Entries supplied |
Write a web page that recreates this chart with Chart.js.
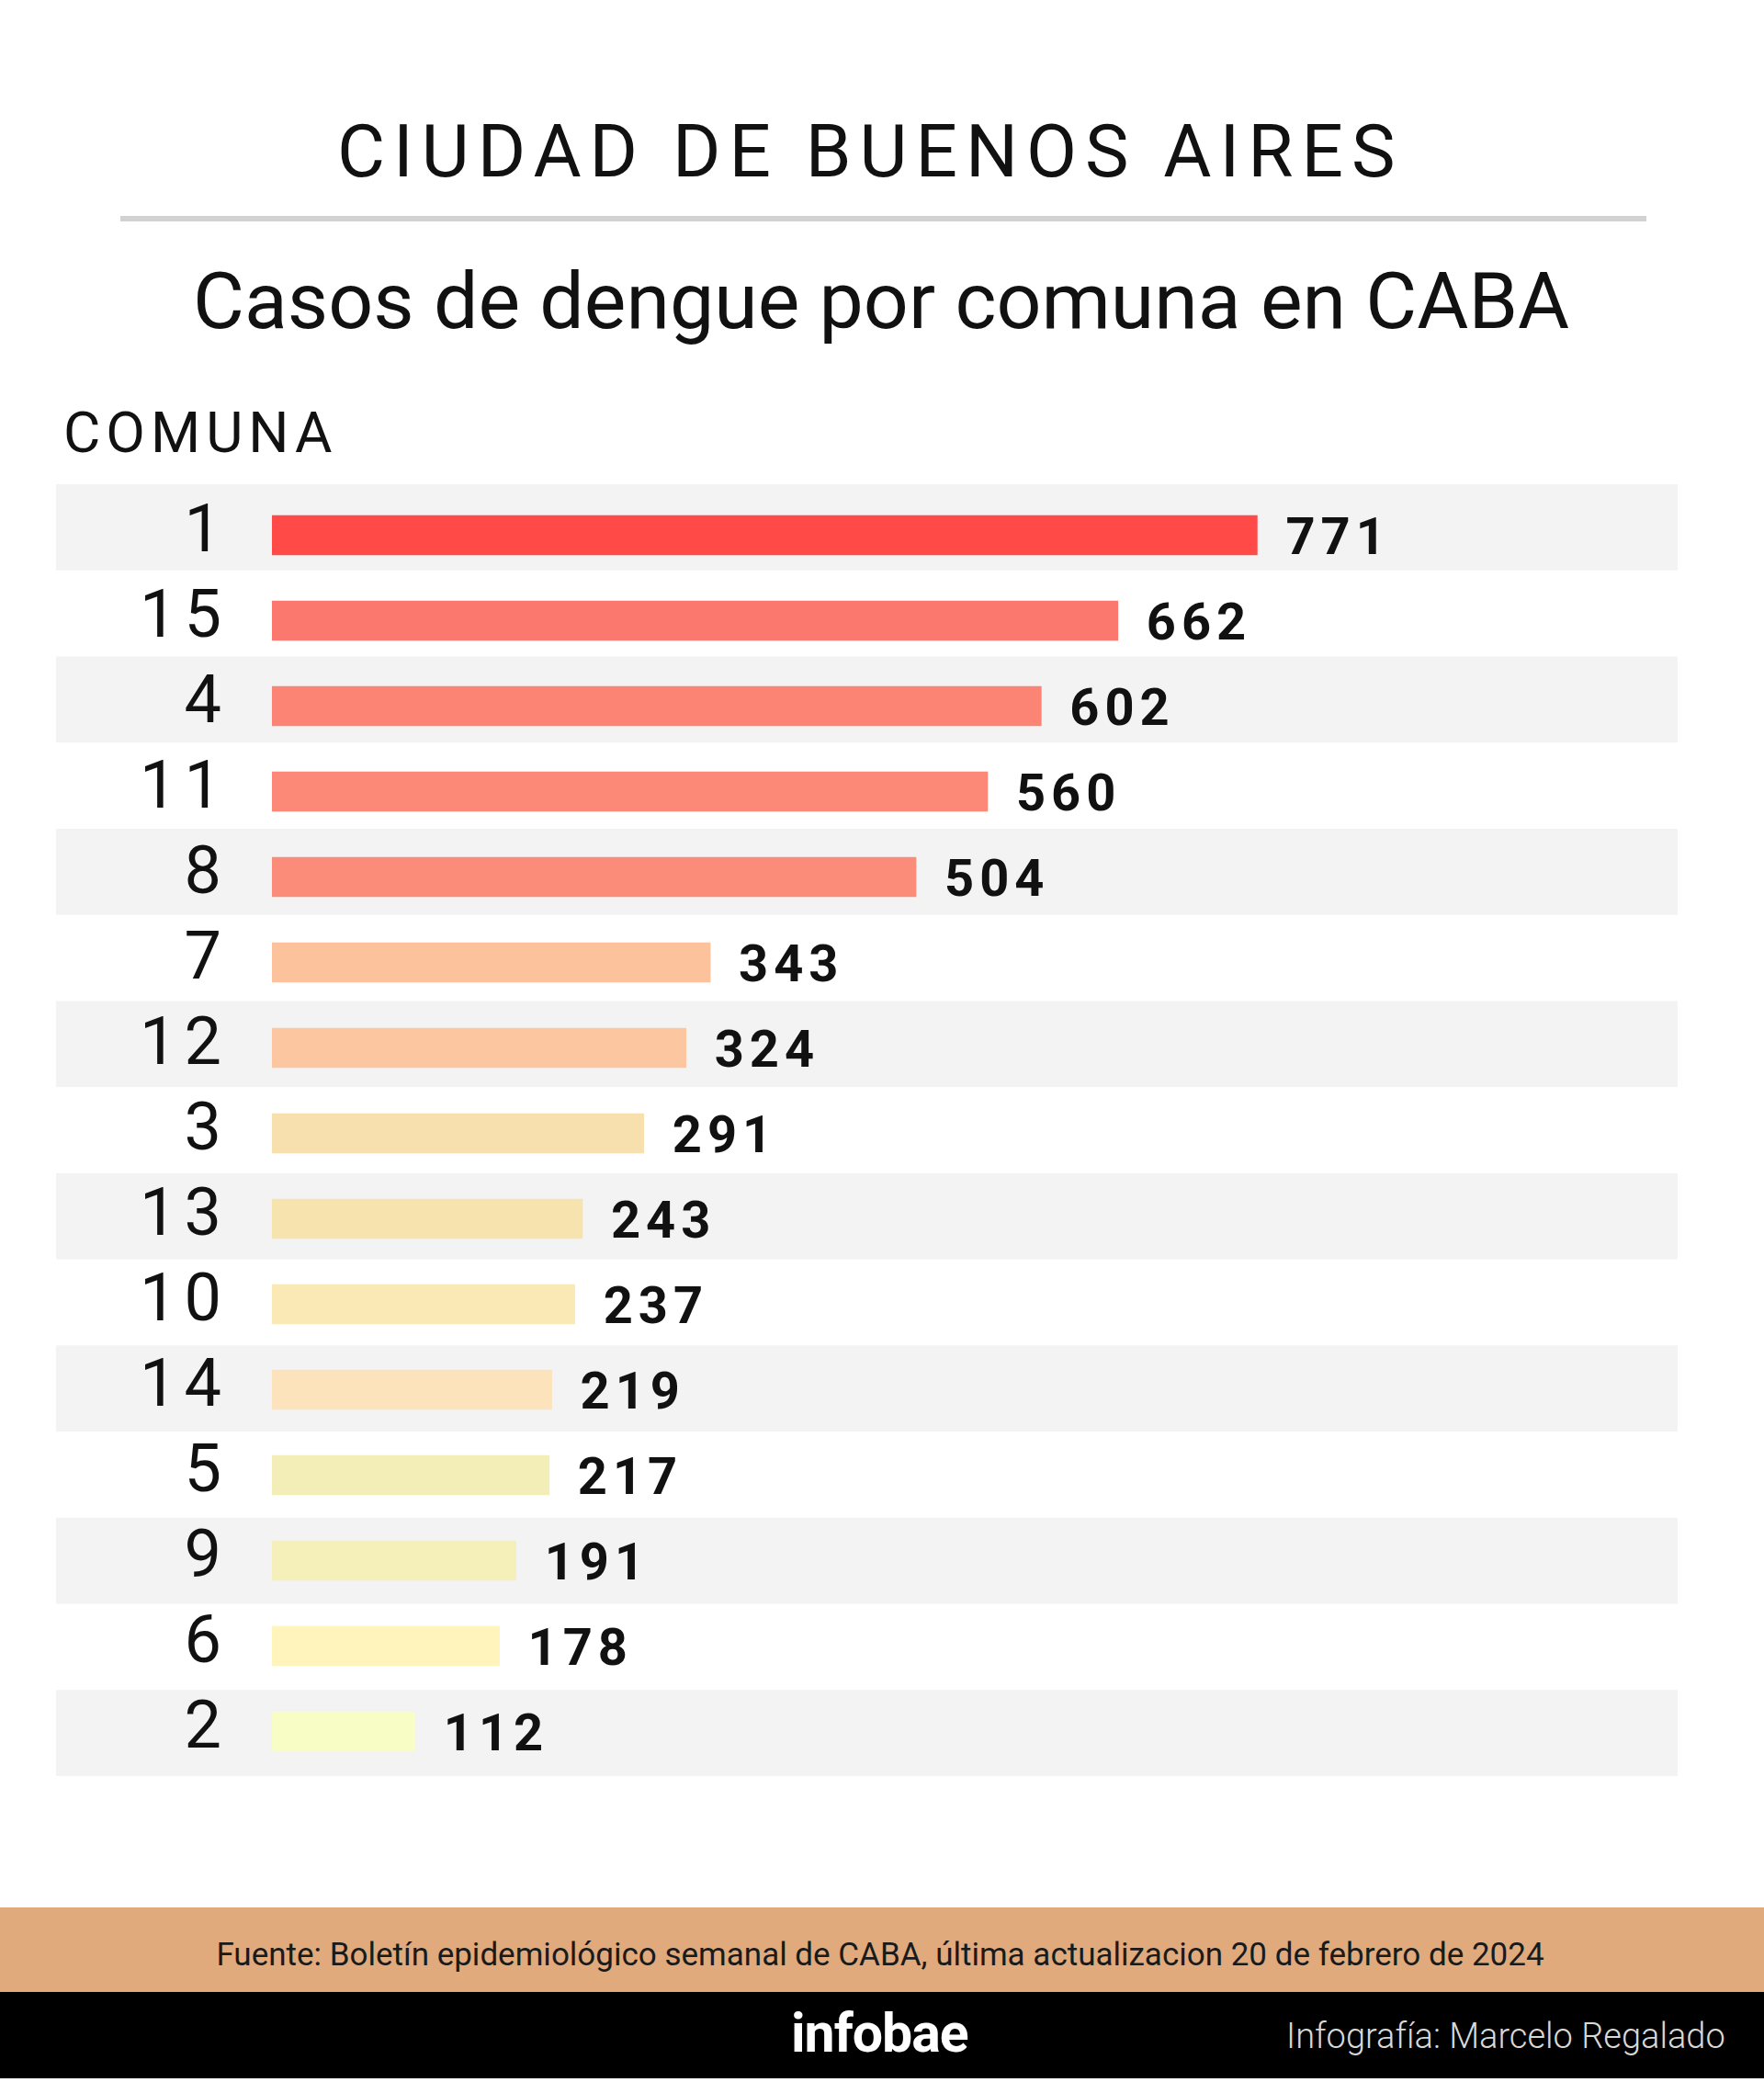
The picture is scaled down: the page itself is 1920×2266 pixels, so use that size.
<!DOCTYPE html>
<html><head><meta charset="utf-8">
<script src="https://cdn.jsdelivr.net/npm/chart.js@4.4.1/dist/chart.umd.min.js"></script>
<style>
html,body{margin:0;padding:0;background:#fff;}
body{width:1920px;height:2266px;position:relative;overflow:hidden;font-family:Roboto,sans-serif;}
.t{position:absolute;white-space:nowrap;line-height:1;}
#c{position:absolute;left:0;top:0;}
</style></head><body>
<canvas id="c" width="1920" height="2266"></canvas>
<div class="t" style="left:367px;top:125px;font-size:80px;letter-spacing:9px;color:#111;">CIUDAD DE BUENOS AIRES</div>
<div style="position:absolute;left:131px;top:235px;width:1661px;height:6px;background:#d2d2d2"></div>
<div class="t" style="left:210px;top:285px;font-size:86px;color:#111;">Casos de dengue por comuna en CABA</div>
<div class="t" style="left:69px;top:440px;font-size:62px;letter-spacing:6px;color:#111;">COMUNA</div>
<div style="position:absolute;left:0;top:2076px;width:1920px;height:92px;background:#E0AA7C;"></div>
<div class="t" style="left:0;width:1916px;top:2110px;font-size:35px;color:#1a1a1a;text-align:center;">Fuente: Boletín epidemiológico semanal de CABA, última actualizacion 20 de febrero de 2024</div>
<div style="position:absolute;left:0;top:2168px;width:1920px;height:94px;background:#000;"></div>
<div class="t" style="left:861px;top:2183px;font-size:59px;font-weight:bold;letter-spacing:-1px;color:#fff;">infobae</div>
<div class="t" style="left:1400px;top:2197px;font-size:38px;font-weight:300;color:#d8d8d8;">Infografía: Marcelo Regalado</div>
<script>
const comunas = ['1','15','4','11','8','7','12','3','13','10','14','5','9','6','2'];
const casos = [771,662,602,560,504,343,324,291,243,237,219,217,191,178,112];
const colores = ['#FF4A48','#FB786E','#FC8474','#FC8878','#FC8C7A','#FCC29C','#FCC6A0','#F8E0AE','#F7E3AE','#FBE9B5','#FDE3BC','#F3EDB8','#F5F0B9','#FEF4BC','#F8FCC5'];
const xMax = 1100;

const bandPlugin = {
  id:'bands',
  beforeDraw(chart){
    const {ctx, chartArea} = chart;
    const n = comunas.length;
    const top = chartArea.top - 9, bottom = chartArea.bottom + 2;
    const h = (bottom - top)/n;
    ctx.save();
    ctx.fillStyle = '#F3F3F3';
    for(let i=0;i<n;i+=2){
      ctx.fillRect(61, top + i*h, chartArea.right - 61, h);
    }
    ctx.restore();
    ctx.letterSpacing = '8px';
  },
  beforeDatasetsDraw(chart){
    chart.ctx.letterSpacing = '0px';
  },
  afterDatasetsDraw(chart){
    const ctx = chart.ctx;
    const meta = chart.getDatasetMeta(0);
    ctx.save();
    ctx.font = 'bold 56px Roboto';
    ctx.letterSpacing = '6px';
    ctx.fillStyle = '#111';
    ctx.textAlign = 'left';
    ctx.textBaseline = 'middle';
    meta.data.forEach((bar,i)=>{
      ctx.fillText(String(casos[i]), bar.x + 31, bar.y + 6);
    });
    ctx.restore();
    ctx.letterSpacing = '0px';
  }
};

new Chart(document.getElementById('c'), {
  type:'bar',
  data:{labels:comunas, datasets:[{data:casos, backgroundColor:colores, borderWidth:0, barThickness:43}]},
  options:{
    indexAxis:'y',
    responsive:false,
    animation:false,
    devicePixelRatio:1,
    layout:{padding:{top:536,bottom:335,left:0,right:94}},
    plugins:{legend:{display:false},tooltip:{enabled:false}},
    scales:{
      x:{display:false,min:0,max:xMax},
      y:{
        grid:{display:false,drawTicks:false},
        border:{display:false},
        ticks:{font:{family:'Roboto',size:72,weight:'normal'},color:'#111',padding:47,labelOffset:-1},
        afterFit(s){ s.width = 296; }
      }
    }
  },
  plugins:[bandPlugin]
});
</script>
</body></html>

--

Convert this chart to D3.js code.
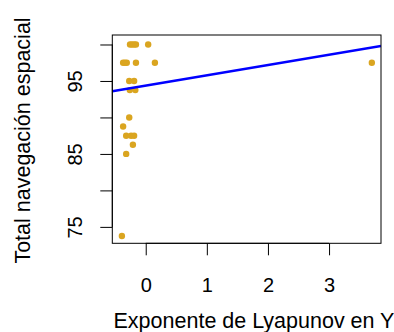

==

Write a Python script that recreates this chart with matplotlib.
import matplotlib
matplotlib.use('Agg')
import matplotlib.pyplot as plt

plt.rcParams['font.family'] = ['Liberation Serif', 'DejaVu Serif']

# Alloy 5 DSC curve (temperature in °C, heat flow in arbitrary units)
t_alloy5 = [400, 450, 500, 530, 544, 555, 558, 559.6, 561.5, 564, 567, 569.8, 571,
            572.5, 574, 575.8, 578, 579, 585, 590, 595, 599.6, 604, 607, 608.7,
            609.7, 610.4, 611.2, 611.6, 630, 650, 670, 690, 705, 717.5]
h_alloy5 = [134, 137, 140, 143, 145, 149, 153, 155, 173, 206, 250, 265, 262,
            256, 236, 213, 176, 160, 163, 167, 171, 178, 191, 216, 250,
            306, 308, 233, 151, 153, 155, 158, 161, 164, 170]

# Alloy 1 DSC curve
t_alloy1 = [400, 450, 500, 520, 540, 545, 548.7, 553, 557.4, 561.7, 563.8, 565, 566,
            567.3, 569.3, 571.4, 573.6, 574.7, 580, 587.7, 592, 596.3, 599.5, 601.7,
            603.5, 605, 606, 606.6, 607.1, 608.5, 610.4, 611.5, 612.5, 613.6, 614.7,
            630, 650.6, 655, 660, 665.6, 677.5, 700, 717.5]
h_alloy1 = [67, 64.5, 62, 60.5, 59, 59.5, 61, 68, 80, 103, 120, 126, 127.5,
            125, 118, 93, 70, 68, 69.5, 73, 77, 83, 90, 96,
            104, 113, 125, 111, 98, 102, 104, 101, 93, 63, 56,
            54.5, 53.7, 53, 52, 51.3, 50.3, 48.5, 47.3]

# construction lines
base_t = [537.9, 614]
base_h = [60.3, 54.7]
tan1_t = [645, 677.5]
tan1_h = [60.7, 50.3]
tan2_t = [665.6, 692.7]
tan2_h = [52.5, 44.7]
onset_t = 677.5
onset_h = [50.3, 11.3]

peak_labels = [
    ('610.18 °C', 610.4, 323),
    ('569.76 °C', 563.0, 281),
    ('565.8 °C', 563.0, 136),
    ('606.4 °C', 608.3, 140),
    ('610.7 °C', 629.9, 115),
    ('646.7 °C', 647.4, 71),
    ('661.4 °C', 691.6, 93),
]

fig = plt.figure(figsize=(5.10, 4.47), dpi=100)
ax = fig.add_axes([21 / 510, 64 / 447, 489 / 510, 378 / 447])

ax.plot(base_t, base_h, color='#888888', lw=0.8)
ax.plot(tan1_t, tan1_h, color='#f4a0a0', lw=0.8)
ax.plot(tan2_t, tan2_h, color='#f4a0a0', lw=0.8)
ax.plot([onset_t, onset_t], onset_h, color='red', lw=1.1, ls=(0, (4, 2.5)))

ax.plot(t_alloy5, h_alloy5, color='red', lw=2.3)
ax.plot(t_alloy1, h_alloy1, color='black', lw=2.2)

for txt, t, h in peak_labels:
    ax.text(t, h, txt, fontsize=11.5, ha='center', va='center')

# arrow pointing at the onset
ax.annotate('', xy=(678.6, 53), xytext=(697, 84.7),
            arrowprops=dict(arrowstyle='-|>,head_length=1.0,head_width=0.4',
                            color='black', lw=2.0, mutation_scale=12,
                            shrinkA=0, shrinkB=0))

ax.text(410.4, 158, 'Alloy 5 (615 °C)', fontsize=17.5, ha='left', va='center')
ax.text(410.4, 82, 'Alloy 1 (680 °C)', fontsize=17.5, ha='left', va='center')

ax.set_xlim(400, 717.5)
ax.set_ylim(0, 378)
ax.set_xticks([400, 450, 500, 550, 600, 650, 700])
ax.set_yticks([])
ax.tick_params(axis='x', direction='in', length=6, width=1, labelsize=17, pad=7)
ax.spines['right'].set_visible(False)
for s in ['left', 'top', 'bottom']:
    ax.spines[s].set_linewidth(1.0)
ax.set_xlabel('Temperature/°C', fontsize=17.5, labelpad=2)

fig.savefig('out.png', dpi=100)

Goal | Scan the material above. Return every line containing the string "Write".

Task solution |
Write a web page that recreates this chart with Chart.js.
Write a Python script that recreates this chart with matplotlib.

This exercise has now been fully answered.